The Defence Review published yesterday, and it was interesting to see that it has implications for education. Specifically, the Review includes some recommendations directly aimed at education and young people. The first of these is:
Work with the Department for Education to develop understanding of the Armed Forces among young people in schools.
I assume that will mean allowing recruiting teams into schools to offer career advice, and also, where an understanding of the role of the armed forces and home defence might fit into PSHE lessons.
More specifically, and with a cost attached to it, is the recommendation that:
Expand in-school and community-based Cadet Forces across the country by 30% by 2030, with an ambition to reach 250,000 in the longer term. There should be greater focus within the Cadets on developing STEM (science, technology, engineering, mathematics) skills and exploring modern technology. Defence, wider Government, and partnerships with the private sector must provide appropriate leadership, support, and funding to deliver this expansion.
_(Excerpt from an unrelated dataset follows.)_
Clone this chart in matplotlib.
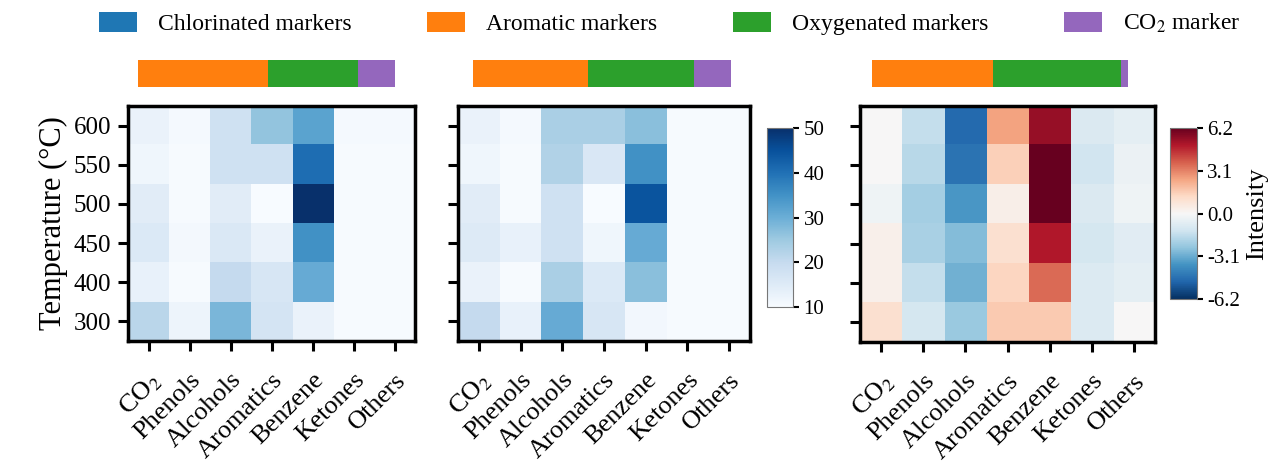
"""
Heatmaps of marker intensities vs temperature
"""
import numpy as np
import matplotlib
matplotlib.use("Agg")
import matplotlib.pyplot as plt
from matplotlib.patches import Patch

plt.rcParams['font.family'] = ['Liberation Serif', 'DejaVu Serif']
plt.rcParams['mathtext.fontset'] = 'stix'
plt.rcParams['axes.unicode_minus'] = False

compounds = ["CO$_2$", "Phenols", "Alcohols", "Aromatics", "Benzene", "Ketones", "Others"]
temperatures = ["600", "550", "500", "450", "400", "300"]

# panel 1 (rows: 600 .. 300)
panel_a = [
    [12.5, 10.5, 18.0, 26.0, 32.0, 10.5, 10.5],
    [11.5, 10.3, 18.0, 18.0, 40.5, 10.3, 10.3],
    [14.5, 10.2, 14.5, 10.0, 50.0, 10.3, 10.3],
    [15.5, 10.8, 15.8, 12.5, 35.0, 10.3, 10.3],
    [13.0, 10.3, 20.0, 16.5, 30.5, 10.3, 10.3],
    [21.5, 12.0, 28.5, 17.0, 12.5, 10.3, 10.3],
]
# panel 2
panel_b = [
    [12.5, 10.5, 23.5, 23.5, 27.0, 10.3, 10.3],
    [11.5, 10.3, 22.5, 16.0, 35.0, 10.3, 10.3],
    [14.5, 10.3, 18.0, 10.0, 44.5, 10.3, 10.3],
    [15.0, 13.0, 18.0, 11.5, 30.5, 10.3, 10.3],
    [12.5, 10.3, 23.5, 15.5, 27.0, 10.3, 10.3],
    [20.0, 13.0, 30.5, 16.5, 11.0, 10.3, 10.3],
]
# panel 3 (difference)
panel_diff = [
    [0.0, -1.5, -4.8, 2.5, 5.4, -0.9, -0.6],
    [0.0, -1.7, -4.6, 1.5, 6.2, -1.2, -0.35],
    [-0.25, -2.1, -3.6, 0.35, 6.2, -0.9, -0.25],
    [0.3, -2.0, -2.7, 1.0, 4.95, -1.1, -0.7],
    [0.3, -1.5, -3.0, 1.35, 3.5, -0.85, -0.6],
    [1.0, -1.1, -2.3, 1.6, 1.6, -0.85, 0.0],
]

marker_names = ["Chlorinated markers", "Aromatic markers", "Oxygenated markers", "CO$_2$ marker"]
marker_colors = ["#1f77b4", "#ff7f0e", "#2ca02c", "#9467bd"]
share_a = [0.0, 50.6, 35.0, 14.4]
share_b = [0.0, 44.6, 41.1, 14.3]
share_diff = [0.0, 47.3, 50.0, 2.7]

fig = plt.figure(figsize=(12.75, 4.62), dpi=100)


def heatmap(rect, data, cmap, vmin, vmax, ylabels):
    ax = fig.add_axes(rect)
    im = ax.imshow(np.array(data), cmap=cmap, vmin=vmin, vmax=vmax, aspect='auto')
    ax.set_xticks(range(len(compounds)))
    ax.set_xticklabels(compounds, rotation=45, ha='right', rotation_mode='anchor', fontsize=19)
    ax.set_yticks(range(len(temperatures)))
    if ylabels:
        ax.set_yticklabels(temperatures, fontsize=18)
        ax.set_ylabel("Temperature (°C)", fontsize=22)
    else:
        ax.set_yticklabels([])
    ax.tick_params(length=7, width=2.2, pad=5)
    ax.tick_params(axis='x', pad=13)
    for spine in ax.spines.values():
        spine.set_linewidth(2.5)
    return ax, im


def share_bar(rect, shares):
    ax = fig.add_axes(rect)
    left = 0
    for val, col in zip(shares, marker_colors):
        ax.barh(0, val, left=left, color=col, height=1.0)
        left += val
    ax.set_xlim(0, sum(shares))
    ax.set_ylim(-0.5, 0.5)
    ax.axis('off')


ax1, _ = heatmap([0.1004, 0.2619, 0.2251, 0.5087], panel_a, 'Blues', 10, 50, True)
ax2, im2 = heatmap([0.3592, 0.2619, 0.2290, 0.5087], panel_b, 'Blues', 10, 50, False)
ax3, im3 = heatmap([0.6745, 0.2597, 0.2314, 0.5109], panel_diff, 'RdBu_r', -6.2, 6.2, False)

cax1 = fig.add_axes([0.6016, 0.3355, 0.0204, 0.3874])
cb1 = fig.colorbar(im2, cax=cax1, ticks=[10, 20, 30, 40, 50])
cb1.ax.tick_params(labelsize=15, length=4, width=1.5)
cb1.outline.set_edgecolor('#777777')

cax2 = fig.add_axes([0.9176, 0.3528, 0.0212, 0.3701])
cb2 = fig.colorbar(im3, cax=cax2, ticks=[-6.2, -3.1, 0.0, 3.1, 6.2], format="%.1f")
cb2.ax.tick_params(labelsize=15, length=4, width=1.5)
cb2.outline.set_edgecolor('#777777')
cb2.set_label("Intensity", fontsize=19)

share_bar([0.1082, 0.8117, 0.2016, 0.0584], share_a)
share_bar([0.3710, 0.8117, 0.2024, 0.0584], share_b)
share_bar([0.6839, 0.8117, 0.2008, 0.0584], share_diff)

handles = [Patch(facecolor=c) for c in marker_colors]
fig.legend(handles, marker_names, loc='upper center', bbox_to_anchor=(0.525, 1.02),
           ncol=4, frameon=False, fontsize=17, handlelength=1.6, handleheight=0.9,
           columnspacing=3.2, handletextpad=0.9)

fig.text(422 / 1275, 0.012, "o", fontsize=30, fontweight='bold', ha='center', va='top')

fig.savefig("out.png", dpi=100)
To reach this goal around 7% of the secondary school population need to be enrolled in cadet forces, or perhaps 10%, if you discount the youngest pupils in Years 7 and 8. If this happens then there is going to be a need for a whole lot of new staff in areas where the schools have been failing to meet recruitment targets for teaching staff for years.
What is the purpose behind this move. What will these young people be expected to do with the skills acquired after leaving school? Last year, at the start of the general election campaign there was a brief discussion about reintroducing conscription. As there is no mention of conscription in the review, might this be the alternative solution. Although the voluntary scheme is much cheaper and less intrusive than conscription, it begs the question of who will sign up for the new places?
The last sentence in the recommendation suggests a new body might need to be set up to deliver the aims, especially if all the groups mentioned are to be brought together. Would such a new body be led by the MoD, and how will the new community groups recruit the staff for evening and weekend sessions when these days volunteer organisations are regularly struggling to find youth workers? Will local authorities be asked to help play a role in developing this expansion of uniform bodies.
As might be expected, there is a big emphasis in the Review on both the uses of and the protection from drones – the new weapon of war. The war in Ukraine has probably played a role similar to that of the Spanish Civil War of the 1930s in demonstrating how the technology of war can change in one theatre, delivery of the destruction of civilian population centres and other targets, while remaining the same on the ground: opposing armies slogging it out on front lines that resemble the trench system of World War 1.
I was part of the first generation to avoid conscription, and benefitting from that reduction in defence spending being used for improvements in the education sector from the 1960s onwards. It is sobering to remember that in the late 1940s there were something like 1,000,000 British forces personnel in Germany waiting for a war that thankfully never came. But, most of them were conscripts.
I fear now that defence of the realm will consume a much larger part of national resources, and that education as a sector may suffer as a consequence.